A BBC investigation has cleared independent production companies of reports that companies paid them to have their products featured on screen.
The BBC cleared show including Spooks of product placement
The Sunday Times said in September that businesses gave up to £40,000 a year to "brand placement" agencies who secured exposure for their goods on BBC shows.
BBC director of TV Jana Bennett said production teams "acted with integrity" when offered cash to feature products.
But there was some product prominence which was not editorially justified.
The BBC said: "Whilst inclusion of the products was justified, the way that they were shot went beyond the minimum visibility recommended in the BBC's guidelines.
"In no instance was there an inducement to feature them on air."

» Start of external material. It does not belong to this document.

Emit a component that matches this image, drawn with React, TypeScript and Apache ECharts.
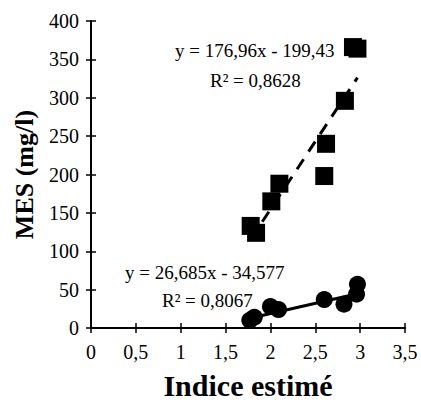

The BBC's editorial guidelines say producers must not feature products in return for cash or services, and any brands that are shown must be editorially justified and given limited exposure.
It said it will issue further guidance on product placement, and will "heighten the awareness of programme makers in this area in the light of this investigation".
The investigation was carried out by Claire Powell, the BBC editorial policy unit's chief adviser, at the request of Ms Bennett.
Ms Bennett said viewers expected to see "realism" in modern drama and entertainment, and that BBC guidelines "set out how products may appear in programmes to achieve this".
She added she expected all the corporation's TV programmes to maintain constant vigilance over the appearance of products.
The Sunday Times had said large companies paid prop agencies to arrange for their products to be featured in a prominent or positive way in BBC programmes.
Programme-makers agreed so they would get free use of goods such as cars and electronics to cut down their budgets, according to the newspaper.